The economy was robust. The "Rust Belt" was reinventing itself as an innovative superpower and Dayton was no exception. While National Cash Register had shut manufacturing of the old machines — a trauma affecting thousands — it had become a successful global computer giant. Mead, the paper company, was headquartered in a downtown tower and starting a data operation that became LexisNexis. Dayton had the second largest concentration of General Motors employees in the world, and its factories were being retooled and reinvented, often with UAW bosses as leading innovators. Hundreds of suppliers provided well-paid, high-skilled jobs that were as productive as any in the world. The airport hosted an airline passenger hub for the best-run carrier in America, Piedmont, as well as a freight hub for Emery Worldwide. For a kid from the West, this introduction to the Midwest was a heartland epiphany.

Those assets are almost all gone now. And when I wonder why Ohio seems so crazy — how it could have voted for Bush in 2004, if indeed it did; why it fell for Hillary's Wellesley girl Norma Jean routine; why it could now be a tossup for McCain (?!). When I wonder all these things, I think about Dayton.

When we say NAFTA, what do we really mean?

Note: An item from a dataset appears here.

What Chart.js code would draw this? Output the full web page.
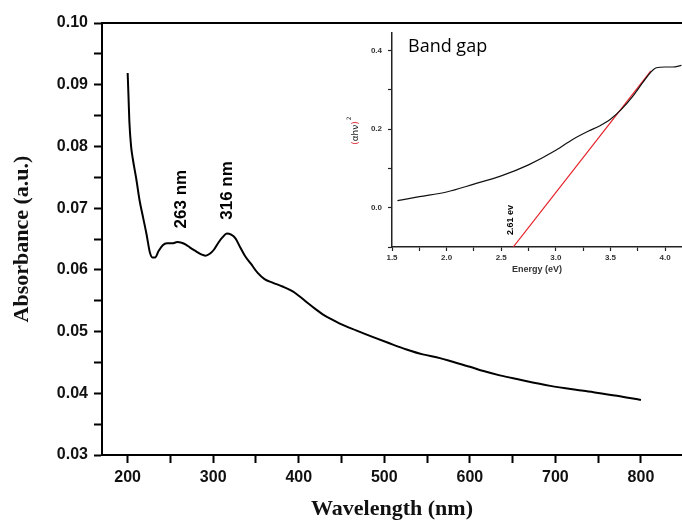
<!DOCTYPE html>
<html>
<head>
<meta charset="utf-8">
<script src="https://cdn.jsdelivr.net/npm/chart.js@4/dist/chart.umd.min.js"></script>
<style>
  html, body { margin: 0; padding: 0; background: #fff; }
  #wrap { position: relative; width: 682px; height: 521px; overflow: hidden; }
  #mainChart { position: absolute; left: 0; top: 0; }
  #insetChart { position: absolute; left: 330px; top: 22px; }
</style>
</head>
<body>
<div id="wrap">
  <canvas id="mainChart" width="682" height="521"></canvas>
  <canvas id="insetChart" width="352" height="258"></canvas>
</div>
<script>
// ── Main spectrum ─────────────────────────────────────────────────────────
const wavelength = [200, 201, 202, 204, 206, 210, 214, 218, 222, 226, 229, 232, 236, 241, 246,
  252, 258, 263, 268, 273, 280, 286, 291, 296, 301, 306, 311, 316, 321, 326, 331, 337, 344,
  352, 360, 370, 381, 393, 400, 409, 420, 428, 438, 448, 467, 487, 506, 526, 545, 565, 580,
  600, 616, 635, 655, 694, 733, 772, 800];
const absorbance = [0.0919, 0.0880, 0.0840, 0.0800, 0.0780, 0.0748, 0.0712, 0.0685, 0.0658,
  0.0628, 0.0620, 0.0620, 0.0630, 0.0640, 0.0643, 0.0643, 0.0645, 0.0644, 0.0641, 0.0636,
  0.0630, 0.0625, 0.0623, 0.0626, 0.0633, 0.0644, 0.0653, 0.0659, 0.0657, 0.0651, 0.0638,
  0.0623, 0.0610, 0.0595, 0.0585, 0.0579, 0.0573, 0.0565, 0.0558, 0.0548, 0.0536, 0.0528,
  0.0520, 0.0513, 0.0502, 0.0491, 0.0481, 0.0471, 0.0463, 0.0457, 0.0451, 0.0443, 0.0436,
  0.0429, 0.0423, 0.0412, 0.0404, 0.0396, 0.0389];
const xTicksMain = [200, 250, 300, 350, 400, 450, 500, 550, 600, 650, 700, 750, 800];
const yTicksMain = [0.03, 0.035, 0.04, 0.045, 0.05, 0.055, 0.06, 0.065, 0.07, 0.075, 0.08, 0.085, 0.09, 0.095, 0.10];
const peakLabels = ['263 nm', '316 nm'];
const peakWl     = [263, 316];
const peakAbs    = [0.0645, 0.0659];

// ── Inset: band gap ───────────────────────────────────────────────────────
const energy = [1.55, 1.75, 2.0, 2.25, 2.5, 2.75, 3.0, 3.15, 3.3, 3.4, 3.5, 3.6, 3.7, 3.8,
  3.87, 3.92, 4.0, 4.07, 4.15];
const ahv2 = [0.018, 0.028, 0.040, 0.060, 0.081, 0.109, 0.146, 0.173, 0.195, 0.208, 0.225,
  0.250, 0.282, 0.320, 0.345, 0.356, 0.358, 0.358, 0.362];
const fitEnergy = [2.61, 3.87];
const fitValue  = [-0.1, 0.348];
const xTicksInset = [1.5, 1.75, 2.0, 2.25, 2.5, 2.75, 3.0, 3.25, 3.5, 3.75, 4.0];
const yTicksInset = [-0.1, 0.0, 0.1, 0.2, 0.3, 0.4];

const pts = (xs, ys) => xs.map((x, i) => ({ x, y: ys[i] }));

// top frame line + rotated peak labels
const mainDecor = {
  id: 'mainDecor',
  afterDraw(chart) {
    const { ctx, chartArea: a, scales } = chart;
    ctx.save();
    ctx.strokeStyle = '#000';
    ctx.lineWidth = 2;
    ctx.beginPath();
    ctx.moveTo(a.left - 1, a.top);
    ctx.lineTo(a.right, a.top);
    ctx.stroke();

    ctx.fillStyle = '#000';
    ctx.font = 'bold 17px "Liberation Sans", Arial, sans-serif';
    ctx.textAlign = 'center';
    ctx.textBaseline = 'middle';
    peakLabels.forEach((t, i) => {
      const px = scales.x.getPixelForValue(peakWl[i]);
      const py = scales.y.getPixelForValue(peakAbs[i]) - 43;
      ctx.save();
      ctx.translate(px, py);
      ctx.rotate(-Math.PI / 2);
      ctx.fillText(t, 0, 0);
      ctx.restore();
    });
    ctx.restore();
  },
};

new Chart(document.getElementById('mainChart'), {
  type: 'line',
  data: {
    datasets: [{
      data: pts(wavelength, absorbance),
      borderColor: '#000',
      borderWidth: 2,
      pointRadius: 0,
      cubicInterpolationMode: 'monotone',
    }],
  },
  options: {
    responsive: false,
    animation: false,
    events: [],
    layout: { padding: { top: 23, right: 0, left: 0, bottom: 0 } },
    plugins: { legend: { display: false }, tooltip: { enabled: false } },
    scales: {
      x: {
        type: 'linear',
        min: 170,
        max: 848,
        afterBuildTicks: ax => { ax.ticks = xTicksMain.map(v => ({ value: v })); },
        afterFit: ax => { ax.height = 66; },
        grid: { drawOnChartArea: false, tickLength: 8, tickWidth: 2, tickColor: '#000' },
        border: { display: true, color: '#000', width: 2 },
        ticks: {
          color: '#111',
          padding: 5,
          maxRotation: 0,
          font: { family: '"Liberation Sans", Arial, sans-serif', size: 16, weight: 'bold' },
          callback: v => (v % 100 === 0 ? String(v) : ''),
        },
        title: {
          display: true,
          text: 'Wavelength (nm)',
          color: '#111',
          padding: { top: 0, bottom: -2 },
          font: { family: '"Liberation Serif", "Times New Roman", serif', size: 22, weight: 'bold' },
        },
      },
      y: {
        min: 0.03,
        max: 0.10,
        afterBuildTicks: ax => { ax.ticks = yTicksMain.map(v => ({ value: v })); },
        afterFit: ax => { ax.width = 102; },
        grid: { drawOnChartArea: false, tickLength: 8, tickWidth: 2, tickColor: '#000' },
        border: { display: true, color: '#000', width: 2 },
        ticks: {
          color: '#111',
          padding: 6,
          font: { family: '"Liberation Sans", Arial, sans-serif', size: 16, weight: 'bold' },
          callback: v => (Math.round(v * 1000) % 10 === 0 ? v.toFixed(2) : ''),
        },
        title: {
          display: true,
          text: 'Absorbance (a.u.)',
          color: '#111',
          padding: { top: 9, bottom: 0 },
          font: { family: '"Liberation Serif", "Times New Roman", serif', size: 22, weight: 'bold' },
        },
      },
    },
  },
  plugins: [mainDecor],
});

// inset texts: "Band gap", "2.61 ev", (αhν)² axis title
const insetDecor = {
  id: 'insetDecor',
  afterDraw(chart) {
    const { ctx, scales } = chart;
    ctx.save();
    ctx.fillStyle = '#000';
    ctx.textBaseline = 'alphabetic';
    ctx.textAlign = 'left';
    ctx.font = '18px "Open Sans", sans-serif';
    ctx.fillText('Band gap', 78, 30);

    // intercept label
    ctx.font = 'bold 9px "Liberation Sans", Arial, sans-serif';
    ctx.textAlign = 'center';
    ctx.textBaseline = 'middle';
    ctx.save();
    ctx.translate(scales.x.getPixelForValue(fitEnergy[0]) - 3, 198);
    ctx.rotate(-Math.PI / 2);
    ctx.fillText('2.61 ev', 0, 0);
    ctx.restore();

    // y axis title with red brackets
    ctx.save();
    ctx.translate(26, 111);
    ctx.rotate(-Math.PI / 2);
    ctx.font = '9px "DejaVu Sans", sans-serif';
    ctx.textAlign = 'left';
    const parts = [['(', '#e0303a'], ['αhν', '#222'], [')', '#e0303a']];
    const total = parts.reduce((s, p) => s + ctx.measureText(p[0]).width, 0);
    let xx = -total / 2;
    parts.forEach(([t, c]) => {
      ctx.fillStyle = c;
      ctx.fillText(t, xx, 0);
      xx += ctx.measureText(t).width;
    });
    ctx.fillStyle = '#222';
    ctx.font = '6px "DejaVu Sans", sans-serif';
    ctx.fillText('2', xx + 1, -7);
    ctx.restore();
    ctx.restore();
  },
};

const insetTickFont = { family: '"Liberation Sans", Arial, sans-serif', size: 8, weight: 'bold' };

new Chart(document.getElementById('insetChart'), {
  type: 'line',
  data: {
    datasets: [
      {
        data: pts(energy, ahv2),
        borderColor: '#111',
        borderWidth: 1.2,
        pointRadius: 0,
        cubicInterpolationMode: 'monotone',
      },
      {
        data: pts(fitEnergy, fitValue),
        borderColor: '#e41e26',
        borderWidth: 1.2,
        pointRadius: 0,
      },
    ],
  },
  options: {
    responsive: false,
    animation: false,
    events: [],
    layout: { padding: { top: 4, right: 0, left: 0, bottom: 0 } },
    plugins: { legend: { display: false }, tooltip: { enabled: false } },
    scales: {
      x: {
        type: 'linear',
        min: 1.5,
        max: 4.155,
        afterBuildTicks: ax => { ax.ticks = xTicksInset.map(v => ({ value: v })); },
        afterFit: ax => { ax.height = 33; },
        grid: { drawOnChartArea: false, tickLength: 4, tickWidth: 1.2, tickColor: '#222' },
        border: { display: true, color: '#222', width: 1.5 },
        ticks: {
          color: '#333',
          padding: 2,
          maxRotation: 0,
          font: insetTickFont,
          callback: v => (Math.round(v * 100) % 50 === 0 ? v.toFixed(1) : ''),
        },
        title: {
          display: true,
          text: 'Energy (eV)',
          color: '#333',
          padding: { top: 0, bottom: 5 },
          font: { family: '"Liberation Sans", Arial, sans-serif', size: 9, weight: 'bold' },
        },
      },
      y: {
        min: -0.1,
        max: 0.445,
        afterBuildTicks: ax => { ax.ticks = yTicksInset.map(v => ({ value: v })); },
        afterFit: ax => { ax.width = 62; },
        grid: { drawOnChartArea: false, tickLength: 4, tickWidth: 1.2, tickColor: '#222' },
        border: { display: true, color: '#222', width: 1.5 },
        ticks: {
          color: '#333',
          padding: 6,
          font: insetTickFont,
          callback: v => (Math.round(v * 10) % 2 === 0 ? v.toFixed(1) : ''),
        },
      },
    },
  },
  plugins: [insetDecor],
});
</script>
</body>
</html>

NAFTA figured heavily into the Democratic primary in Ohio, yet most of the news coverage and the debates themselves proved unsatisfying. We were served the canard that NAFTA helps consumers but hurt manufacturing jobs. NPR made it sound as if the trade agreement’s consequences are ancient history. The Democrats were more muted on NAFTA in Texas, where Laredo has boomed as a trade port.

Of course, NAFTA is a proxy for trade liberalization and globalization. China has hurt Ohio manufacturing more than Mexico. So, too, have the domestic automakers, undergirding the state economy, that continue to make boring, homely cars that fewer Americans want to buy.

But the real issue goes deeper even than that, and any fixes will be problematic. That doesn’t mean we shouldn’t make them.